A central reason for the weakness
of the Christian faith in the West is the deficiency
of discipleship among those who are Christians,
including many leaders who are committed to Jesus
Christ.


There are many reasons for this deficiency, such as poor teaching, lack of vision, fear of the complexity of the issues, an inability to make a persuasive case publicly, and so on.
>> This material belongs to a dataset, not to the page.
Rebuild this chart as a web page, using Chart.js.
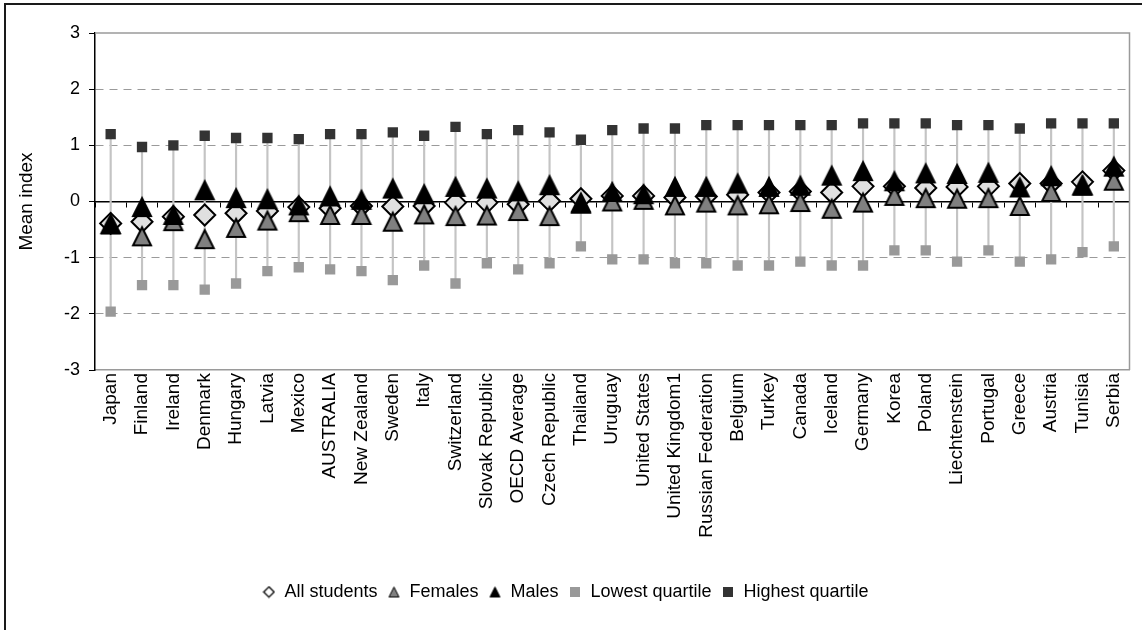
<!DOCTYPE html>
<html>
<head>
<meta charset="utf-8">
<title>Mean index by country</title>
<script src="https://cdn.jsdelivr.net/npm/chart.js@4/dist/chart.umd.min.js"></script>
<style>
  html, body { margin: 0; padding: 0; background: #fff; }
  #wrap { position: relative; width: 1142px; height: 630px; }
  #frame { position: absolute; left: 4px; top: 3px; right: -10px; bottom: -10px;
           border-left: 2px solid #1a1a1a; border-top: 2px solid #1a1a1a; pointer-events: none; }
</style>
</head>
<body>
<div id="wrap">
  <canvas id="chart" width="1142" height="630"></canvas>
  <div id="frame"></div>
</div>
<script>
// --- data ---
const countries = ["Japan", "Finland", "Ireland", "Denmark", "Hungary", "Latvia", "Mexico",
  "AUSTRALIA", "New Zealand", "Sweden", "Italy", "Switzerland", "Slovak Republic",
  "OECD Average", "Czech Republic", "Thailand", "Uruguay", "United States",
  "United Kingdom1", "Russian Federation", "Belgium", "Turkey", "Canada", "Iceland",
  "Germany", "Korea", "Poland", "Liechtenstein", "Portugal", "Greece", "Austria",
  "Tunisia", "Serbia"];

const allStudents = [-0.39, -0.36, -0.27, -0.24, -0.21, -0.17, -0.10, -0.12, -0.08, -0.09,
  -0.08, -0.02, -0.02, -0.05, 0.01, 0.05, 0.10, 0.10, 0.07, 0.09, 0.12, 0.16, 0.18,
  0.16, 0.27, 0.27, 0.24, 0.26, 0.27, 0.32, 0.32, 0.35, 0.55];

const females = [-0.41, -0.62, -0.35, -0.67, -0.47, -0.34, -0.19, -0.24, -0.24, -0.36,
  -0.23, -0.26, -0.25, -0.17, -0.26, -0.04, 0.00, 0.03, -0.07, -0.02, -0.07, -0.05, -0.01,
  -0.13, -0.02, 0.10, 0.06, 0.05, 0.06, -0.08, 0.17, 0.28, 0.37];

const males = [-0.40, -0.10, -0.24, 0.20, 0.06, 0.04, -0.07, 0.09, 0.03, 0.23,
  0.13, 0.26, 0.23, 0.18, 0.29, -0.02, 0.17, 0.13, 0.26, 0.26, 0.32, 0.26, 0.28,
  0.46, 0.54, 0.36, 0.50, 0.49, 0.51, 0.25, 0.45, 0.29, 0.62];

const lowestQuartile = [-1.96, -1.49, -1.49, -1.57, -1.46, -1.24, -1.17, -1.21, -1.24, -1.40,
  -1.14, -1.46, -1.10, -1.21, -1.10, -0.80, -1.03, -1.03, -1.10, -1.10, -1.14, -1.14, -1.07,
  -1.14, -1.14, -0.87, -0.87, -1.07, -0.87, -1.07, -1.03, -0.90, -0.80];

const highestQuartile = [1.20, 0.97, 1.00, 1.17, 1.13, 1.13, 1.11, 1.20, 1.20, 1.23,
  1.17, 1.33, 1.20, 1.27, 1.23, 1.10, 1.27, 1.30, 1.30, 1.36, 1.36, 1.36, 1.36,
  1.36, 1.39, 1.39, 1.39, 1.36, 1.36, 1.30, 1.39, 1.39, 1.39];

const yMin = -3;
const yMax = 3;

// --- marker images (Excel-like triangles, legend symbols) ---
function makeMarker(w, h, draw) {
  const c = document.createElement("canvas");
  c.width = w;
  c.height = h;
  draw(c.getContext("2d"), w, h);
  return c;
}

function triangle(w, h, pad, fill, lw) {
  return makeMarker(w, h, (g) => {
    g.beginPath();
    g.moveTo(w / 2, pad);
    g.lineTo(w - pad, h - pad);
    g.lineTo(pad, h - pad);
    g.closePath();
    g.fillStyle = fill;
    g.fill();
    g.lineWidth = lw;
    g.strokeStyle = "#000";
    g.stroke();
  });
}

function diamond(s, fill, lw) {
  return makeMarker(s, s, (g) => {
    const m = s / 2, r = s / 2 - lw;
    g.beginPath();
    g.moveTo(m, m - r);
    g.lineTo(m + r, m);
    g.lineTo(m, m + r);
    g.lineTo(m - r, m);
    g.closePath();
    g.fillStyle = fill;
    g.fill();
    g.lineWidth = lw;
    g.strokeStyle = "#000";
    g.stroke();
  });
}

function square(s, fill) {
  return makeMarker(s, s, (g) => {
    g.fillStyle = fill;
    g.fillRect(0, 0, s, s);
  });
}

const femaleTri = triangle(24, 24, 3, "#808080", 2);
const maleTri = triangle(24, 24, 3, "#000000", 2);

const legendIcons = [
  diamond(13, "#ffffff", 1.3),
  triangle(13, 13, 1.5, "#808080", 1),
  triangle(13, 13, 1.5, "#000000", 1),
  square(10, "#999999"),
  square(10, "#333333")
];

// top + right edge of the plot area
const plotFrame = {
  id: "plotFrame",
  beforeDatasetsDraw(chart) {
    const { ctx, chartArea: a } = chart;
    ctx.save();
    ctx.strokeStyle = "#9a9a9a";
    ctx.lineWidth = 1.5;
    ctx.beginPath();
    ctx.moveTo(a.left, a.top);
    ctx.lineTo(a.right, a.top);
    ctx.lineTo(a.right, a.bottom);
    ctx.stroke();
    ctx.restore();
  }
};

const FONT = "'Liberation Sans', Arial, sans-serif";

new Chart(document.getElementById("chart"), {
  type: "bar",
  data: {
    labels: countries,
    datasets: [
      {
        label: "range",
        data: lowestQuartile.map((lo, i) => [lo, highestQuartile[i]]),
        backgroundColor: "#c4c4c4",
        borderWidth: 0,
        barThickness: 1.5,
        order: 6
      },
      {
        type: "line",
        label: "All students",
        data: allStudents,
        showLine: false,
        pointStyle: "rectRot",
        pointRadius: 10.5,
        pointBackgroundColor: "#e0e0e0",
        pointBorderColor: "#000",
        pointBorderWidth: 2,
        order: 5
      },
      {
        type: "line",
        label: "Females",
        data: females,
        showLine: false,
        pointStyle: femaleTri,
        pointRadius: 10,
        order: 4
      },
      {
        type: "line",
        label: "Males",
        data: males,
        showLine: false,
        pointStyle: maleTri,
        pointRadius: 10,
        order: 3
      },
      {
        type: "line",
        label: "Lowest quartile",
        data: lowestQuartile,
        showLine: false,
        pointStyle: "rect",
        pointRadius: 7.3,
        pointBackgroundColor: "#999999",
        pointBorderWidth: 0,
        order: 2
      },
      {
        type: "line",
        label: "Highest quartile",
        data: highestQuartile,
        showLine: false,
        pointStyle: "rect",
        pointRadius: 7.3,
        pointBackgroundColor: "#333333",
        pointBorderWidth: 0,
        order: 1
      }
    ]
  },
  options: {
    responsive: false,
    animation: false,
    layout: { padding: { left: 0, right: 11, top: 33, bottom: 19 } },
    scales: {
      x: {
        type: "category",
        position: "bottom",
        offset: true,
        grid: { drawOnChartArea: false, drawTicks: false, offset: true },
        border: { color: "#9a9a9a", width: 1.5 },
        ticks: {
          autoSkip: false,
          maxRotation: 90,
          minRotation: 90,
          padding: 3,
          color: "#000",
          font: { family: FONT, size: 19 }
        },
        afterFit: (s) => {
          s.height = 203;
          s.paddingLeft = 0;
          s.paddingRight = 0;
        }
      },
      x0: {
        type: "category",
        position: { y: 0 },
        offset: true,
        grid: { drawOnChartArea: false, offset: true, tickLength: 5, tickColor: "#000", tickWidth: 1 },
        border: { color: "#000", width: 1.5 },
        ticks: { display: false }
      },
      y: {
        min: yMin,
        max: yMax,
        ticks: {
          stepSize: 1,
          padding: 9,
          color: "#000",
          font: { family: FONT, size: 18 }
        },
        grid: {
          color: (c) => (c.tick && Math.abs(c.tick.value) !== 3 && c.tick.value !== 0) ? "#9a9a9a" : "rgba(0,0,0,0)",
          lineWidth: 1,
          tickLength: 6,
          tickColor: "#000",
          tickWidth: 1
        },
        border: {
          color: "#000",
          width: 1.5,
          dash: (c) => (c.tick ? [8, 6] : [])
        },
        title: {
          display: true,
          text: "Mean index",
          color: "#000",
          font: { family: FONT, size: 19 },
          padding: { top: 15, bottom: 0 }
        },
        afterFit: (s) => { s.width = 95; }
      }
    },
    plugins: {
      tooltip: { enabled: false },
      legend: {
        position: "bottom",
        labels: {
          usePointStyle: true,
          boxWidth: 13,
          boxHeight: 13,
          pointStyleWidth: 13,
          padding: 10,
          color: "#000",
          font: { family: FONT, size: 18 },
          generateLabels: (chart) => chart.data.datasets.slice(1).map((ds, i) => ({
            text: ds.label,
            pointStyle: legendIcons[i],
            fillStyle: "#000",
            strokeStyle: "#000",
            lineWidth: 0,
            hidden: false,
            datasetIndex: i + 1
          }))
        }
      }
    }
  },
  plugins: [plotFrame]
});
</script>
</body>
</html>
But the major problem is what is known technically as the “privatization” of faith, the way in which the modern world bifurcates the spiritual and secular, so that faith in the modern
world is “compartmentalized” and becomes “privately engaging but publicly irrelevant.” Sayyid Qutb, the formidable ideologue behind Osama bin Laden, described it as the “desolate separation” of Christian faith and life and the “hideous schizophrenia” of the modern world.

Privatization is a body blow to the integrity and effectiveness of faith, and therefore to both its faithfulness and its cultural strength. When it occurs, faith and fellowship resemble a hot tub to be enjoyed, rather than a weight room to equip leaders to enter the game and make a decisive difference.

Os Guiness & thanks for the picture amy carroll

5 comments:

chris said...

"Privatization is a body blow to the integrity and effectiveness of faith." nuts. dude, i am all about that photo.

h. e. c. said...

re: faith and fellowship resemble a hot tub to be enjoyed --

thinking of the tranformation of the christian so that their faith permiates anything they do -- the effort is part of the effort of life, there is no compartmentalization -- all action becomes sacred, "everything that rises must converge" -- and there is a freedom to it, to recognize the best and praise it, no matter where it is found.

lots of thoughts.

Sarah Sharp said...

I really like the word "bifurcate"

h. e. c. said...

i like the word "soup" better.

Anonymous said...

kinda hard to understand...all these intellectual [english!] words are not what you learn in germany...
but wow...amazing...and so true. could be frustrating...it is frustrating the longer i think about it...but isn't the amazing part that we can start changing that?